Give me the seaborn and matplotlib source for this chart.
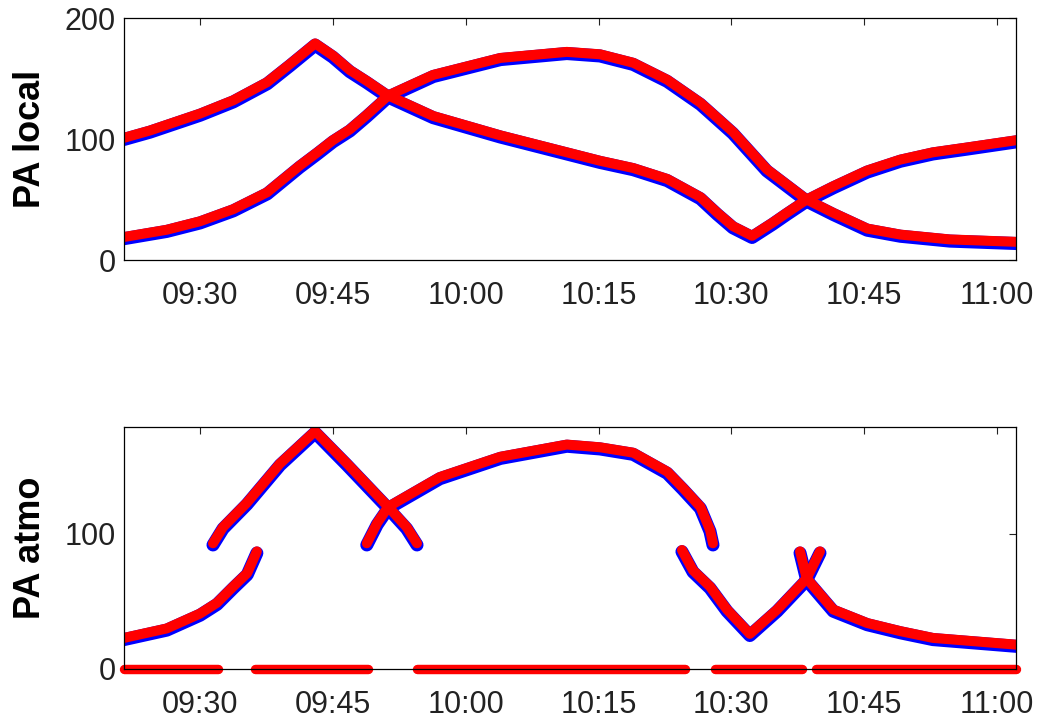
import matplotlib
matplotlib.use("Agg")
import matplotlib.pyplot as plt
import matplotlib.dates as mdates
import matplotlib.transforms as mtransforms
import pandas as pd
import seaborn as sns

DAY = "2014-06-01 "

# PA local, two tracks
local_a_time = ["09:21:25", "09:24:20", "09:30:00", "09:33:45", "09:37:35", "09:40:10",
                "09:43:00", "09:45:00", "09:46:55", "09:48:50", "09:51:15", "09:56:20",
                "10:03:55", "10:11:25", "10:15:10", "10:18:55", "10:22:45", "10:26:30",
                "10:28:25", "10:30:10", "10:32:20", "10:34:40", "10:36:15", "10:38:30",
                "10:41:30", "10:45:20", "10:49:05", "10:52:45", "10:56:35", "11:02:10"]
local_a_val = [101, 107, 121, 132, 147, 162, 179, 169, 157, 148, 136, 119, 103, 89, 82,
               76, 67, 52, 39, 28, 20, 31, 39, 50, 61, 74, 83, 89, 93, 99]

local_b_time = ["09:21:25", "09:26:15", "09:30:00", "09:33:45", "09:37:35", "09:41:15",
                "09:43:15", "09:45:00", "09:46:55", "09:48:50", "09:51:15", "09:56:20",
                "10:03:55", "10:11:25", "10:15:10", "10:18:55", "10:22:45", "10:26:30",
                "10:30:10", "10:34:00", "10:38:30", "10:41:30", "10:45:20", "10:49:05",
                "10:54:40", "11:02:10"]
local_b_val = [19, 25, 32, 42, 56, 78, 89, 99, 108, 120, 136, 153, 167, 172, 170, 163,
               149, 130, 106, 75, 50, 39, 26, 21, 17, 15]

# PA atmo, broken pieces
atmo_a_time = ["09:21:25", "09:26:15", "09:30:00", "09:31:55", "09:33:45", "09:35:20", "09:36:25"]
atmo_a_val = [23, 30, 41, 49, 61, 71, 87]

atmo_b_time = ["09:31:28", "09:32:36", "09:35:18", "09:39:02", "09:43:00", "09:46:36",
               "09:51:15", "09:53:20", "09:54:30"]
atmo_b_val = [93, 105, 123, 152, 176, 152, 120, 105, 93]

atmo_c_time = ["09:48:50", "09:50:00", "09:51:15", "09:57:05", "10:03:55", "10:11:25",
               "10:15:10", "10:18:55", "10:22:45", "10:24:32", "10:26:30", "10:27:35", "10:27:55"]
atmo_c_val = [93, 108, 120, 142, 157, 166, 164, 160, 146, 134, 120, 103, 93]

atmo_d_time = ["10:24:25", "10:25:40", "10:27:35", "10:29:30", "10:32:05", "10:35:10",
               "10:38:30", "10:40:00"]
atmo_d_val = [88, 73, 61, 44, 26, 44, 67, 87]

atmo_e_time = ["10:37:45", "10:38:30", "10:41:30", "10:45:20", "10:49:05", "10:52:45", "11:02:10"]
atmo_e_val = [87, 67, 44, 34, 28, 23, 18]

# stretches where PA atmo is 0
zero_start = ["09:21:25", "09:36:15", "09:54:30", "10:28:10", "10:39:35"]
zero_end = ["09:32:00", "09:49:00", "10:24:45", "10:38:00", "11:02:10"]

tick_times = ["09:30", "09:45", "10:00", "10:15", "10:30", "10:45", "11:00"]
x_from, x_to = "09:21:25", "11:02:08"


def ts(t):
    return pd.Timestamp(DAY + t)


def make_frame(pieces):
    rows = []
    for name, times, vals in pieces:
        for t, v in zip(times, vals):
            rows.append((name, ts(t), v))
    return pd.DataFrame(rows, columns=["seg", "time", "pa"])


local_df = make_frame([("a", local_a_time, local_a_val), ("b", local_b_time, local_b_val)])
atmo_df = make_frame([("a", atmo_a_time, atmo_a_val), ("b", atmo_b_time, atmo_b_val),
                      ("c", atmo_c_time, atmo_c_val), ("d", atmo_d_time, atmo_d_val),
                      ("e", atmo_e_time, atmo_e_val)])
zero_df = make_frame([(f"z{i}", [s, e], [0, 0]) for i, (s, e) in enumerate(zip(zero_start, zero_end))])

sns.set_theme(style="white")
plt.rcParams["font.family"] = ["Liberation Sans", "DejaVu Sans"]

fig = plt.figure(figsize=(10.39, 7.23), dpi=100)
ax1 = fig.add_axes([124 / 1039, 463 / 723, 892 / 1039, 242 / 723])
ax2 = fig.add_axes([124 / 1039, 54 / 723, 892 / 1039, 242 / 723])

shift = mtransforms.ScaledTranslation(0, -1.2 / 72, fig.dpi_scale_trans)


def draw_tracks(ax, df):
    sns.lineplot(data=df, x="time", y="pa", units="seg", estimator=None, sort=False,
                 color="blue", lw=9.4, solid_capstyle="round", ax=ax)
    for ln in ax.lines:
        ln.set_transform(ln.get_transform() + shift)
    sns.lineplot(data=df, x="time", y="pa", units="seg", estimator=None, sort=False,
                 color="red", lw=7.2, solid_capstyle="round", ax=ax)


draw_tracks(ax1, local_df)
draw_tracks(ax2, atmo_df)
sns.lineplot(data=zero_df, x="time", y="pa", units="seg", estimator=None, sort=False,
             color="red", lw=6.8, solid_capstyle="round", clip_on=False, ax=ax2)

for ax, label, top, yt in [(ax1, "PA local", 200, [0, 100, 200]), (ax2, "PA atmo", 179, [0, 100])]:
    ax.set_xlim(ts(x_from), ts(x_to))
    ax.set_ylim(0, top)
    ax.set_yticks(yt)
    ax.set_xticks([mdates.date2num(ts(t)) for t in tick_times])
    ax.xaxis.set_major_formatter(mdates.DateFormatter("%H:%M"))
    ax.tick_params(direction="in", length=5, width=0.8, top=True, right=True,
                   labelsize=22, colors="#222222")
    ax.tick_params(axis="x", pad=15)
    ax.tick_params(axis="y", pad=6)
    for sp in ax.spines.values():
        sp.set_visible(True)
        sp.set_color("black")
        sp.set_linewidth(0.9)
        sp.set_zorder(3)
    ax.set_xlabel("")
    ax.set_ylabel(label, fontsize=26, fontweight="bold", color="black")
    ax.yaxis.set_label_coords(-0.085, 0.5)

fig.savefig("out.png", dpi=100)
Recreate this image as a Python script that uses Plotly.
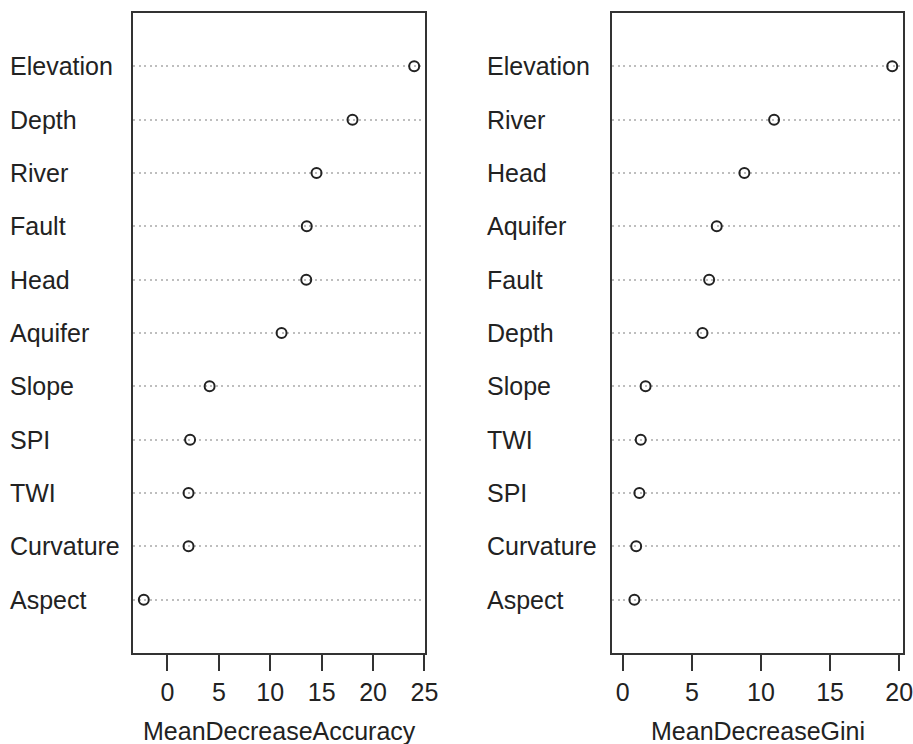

◆ ◆ ◆ ◆

### OBJECTIVE
Your task is to set down the records shown above exactly, minus any pictures.

### THE COMPLETED TASK
Give me the seaborn and matplotlib source for this chart.
import matplotlib
matplotlib.use("Agg")
import matplotlib.pyplot as plt
import matplotlib.dates as mdates
import matplotlib.transforms as mtransforms
import pandas as pd
import seaborn as sns

DAY = "2014-06-01 "

# PA local, two tracks
local_a_time = ["09:21:25", "09:24:20", "09:30:00", "09:33:45", "09:37:35", "09:40:10",
                "09:43:00", "09:45:00", "09:46:55", "09:48:50", "09:51:15", "09:56:20",
                "10:03:55", "10:11:25", "10:15:10", "10:18:55", "10:22:45", "10:26:30",
                "10:28:25", "10:30:10", "10:32:20", "10:34:40", "10:36:15", "10:38:30",
                "10:41:30", "10:45:20", "10:49:05", "10:52:45", "10:56:35", "11:02:10"]
local_a_val = [101, 107, 121, 132, 147, 162, 179, 169, 157, 148, 136, 119, 103, 89, 82,
               76, 67, 52, 39, 28, 20, 31, 39, 50, 61, 74, 83, 89, 93, 99]

local_b_time = ["09:21:25", "09:26:15", "09:30:00", "09:33:45", "09:37:35", "09:41:15",
                "09:43:15", "09:45:00", "09:46:55", "09:48:50", "09:51:15", "09:56:20",
                "10:03:55", "10:11:25", "10:15:10", "10:18:55", "10:22:45", "10:26:30",
                "10:30:10", "10:34:00", "10:38:30", "10:41:30", "10:45:20", "10:49:05",
                "10:54:40", "11:02:10"]
local_b_val = [19, 25, 32, 42, 56, 78, 89, 99, 108, 120, 136, 153, 167, 172, 170, 163,
               149, 130, 106, 75, 50, 39, 26, 21, 17, 15]

# PA atmo, broken pieces
atmo_a_time = ["09:21:25", "09:26:15", "09:30:00", "09:31:55", "09:33:45", "09:35:20", "09:36:25"]
atmo_a_val = [23, 30, 41, 49, 61, 71, 87]

atmo_b_time = ["09:31:28", "09:32:36", "09:35:18", "09:39:02", "09:43:00", "09:46:36",
               "09:51:15", "09:53:20", "09:54:30"]
atmo_b_val = [93, 105, 123, 152, 176, 152, 120, 105, 93]

atmo_c_time = ["09:48:50", "09:50:00", "09:51:15", "09:57:05", "10:03:55", "10:11:25",
               "10:15:10", "10:18:55", "10:22:45", "10:24:32", "10:26:30", "10:27:35", "10:27:55"]
atmo_c_val = [93, 108, 120, 142, 157, 166, 164, 160, 146, 134, 120, 103, 93]

atmo_d_time = ["10:24:25", "10:25:40", "10:27:35", "10:29:30", "10:32:05", "10:35:10",
               "10:38:30", "10:40:00"]
atmo_d_val = [88, 73, 61, 44, 26, 44, 67, 87]

atmo_e_time = ["10:37:45", "10:38:30", "10:41:30", "10:45:20", "10:49:05", "10:52:45", "11:02:10"]
atmo_e_val = [87, 67, 44, 34, 28, 23, 18]

# stretches where PA atmo is 0
zero_start = ["09:21:25", "09:36:15", "09:54:30", "10:28:10", "10:39:35"]
zero_end = ["09:32:00", "09:49:00", "10:24:45", "10:38:00", "11:02:10"]

tick_times = ["09:30", "09:45", "10:00", "10:15", "10:30", "10:45", "11:00"]
x_from, x_to = "09:21:25", "11:02:08"


def ts(t):
    return pd.Timestamp(DAY + t)


def make_frame(pieces):
    rows = []
    for name, times, vals in pieces:
        for t, v in zip(times, vals):
            rows.append((name, ts(t), v))
    return pd.DataFrame(rows, columns=["seg", "time", "pa"])


local_df = make_frame([("a", local_a_time, local_a_val), ("b", local_b_time, local_b_val)])
atmo_df = make_frame([("a", atmo_a_time, atmo_a_val), ("b", atmo_b_time, atmo_b_val),
                      ("c", atmo_c_time, atmo_c_val), ("d", atmo_d_time, atmo_d_val),
                      ("e", atmo_e_time, atmo_e_val)])
zero_df = make_frame([(f"z{i}", [s, e], [0, 0]) for i, (s, e) in enumerate(zip(zero_start, zero_end))])

sns.set_theme(style="white")
plt.rcParams["font.family"] = ["Liberation Sans", "DejaVu Sans"]

fig = plt.figure(figsize=(10.39, 7.23), dpi=100)
ax1 = fig.add_axes([124 / 1039, 463 / 723, 892 / 1039, 242 / 723])
ax2 = fig.add_axes([124 / 1039, 54 / 723, 892 / 1039, 242 / 723])

shift = mtransforms.ScaledTranslation(0, -1.2 / 72, fig.dpi_scale_trans)


def draw_tracks(ax, df):
    sns.lineplot(data=df, x="time", y="pa", units="seg", estimator=None, sort=False,
                 color="blue", lw=9.4, solid_capstyle="round", ax=ax)
    for ln in ax.lines:
        ln.set_transform(ln.get_transform() + shift)
    sns.lineplot(data=df, x="time", y="pa", units="seg", estimator=None, sort=False,
                 color="red", lw=7.2, solid_capstyle="round", ax=ax)


draw_tracks(ax1, local_df)
draw_tracks(ax2, atmo_df)
sns.lineplot(data=zero_df, x="time", y="pa", units="seg", estimator=None, sort=False,
             color="red", lw=6.8, solid_capstyle="round", clip_on=False, ax=ax2)

for ax, label, top, yt in [(ax1, "PA local", 200, [0, 100, 200]), (ax2, "PA atmo", 179, [0, 100])]:
    ax.set_xlim(ts(x_from), ts(x_to))
    ax.set_ylim(0, top)
    ax.set_yticks(yt)
    ax.set_xticks([mdates.date2num(ts(t)) for t in tick_times])
    ax.xaxis.set_major_formatter(mdates.DateFormatter("%H:%M"))
    ax.tick_params(direction="in", length=5, width=0.8, top=True, right=True,
                   labelsize=22, colors="#222222")
    ax.tick_params(axis="x", pad=15)
    ax.tick_params(axis="y", pad=6)
    for sp in ax.spines.values():
        sp.set_visible(True)
        sp.set_color("black")
        sp.set_linewidth(0.9)
        sp.set_zorder(3)
    ax.set_xlabel("")
    ax.set_ylabel(label, fontsize=26, fontweight="bold", color="black")
    ax.yaxis.set_label_coords(-0.085, 0.5)

fig.savefig("out.png", dpi=100)
Recreate this image as a Python script that uses Plotly.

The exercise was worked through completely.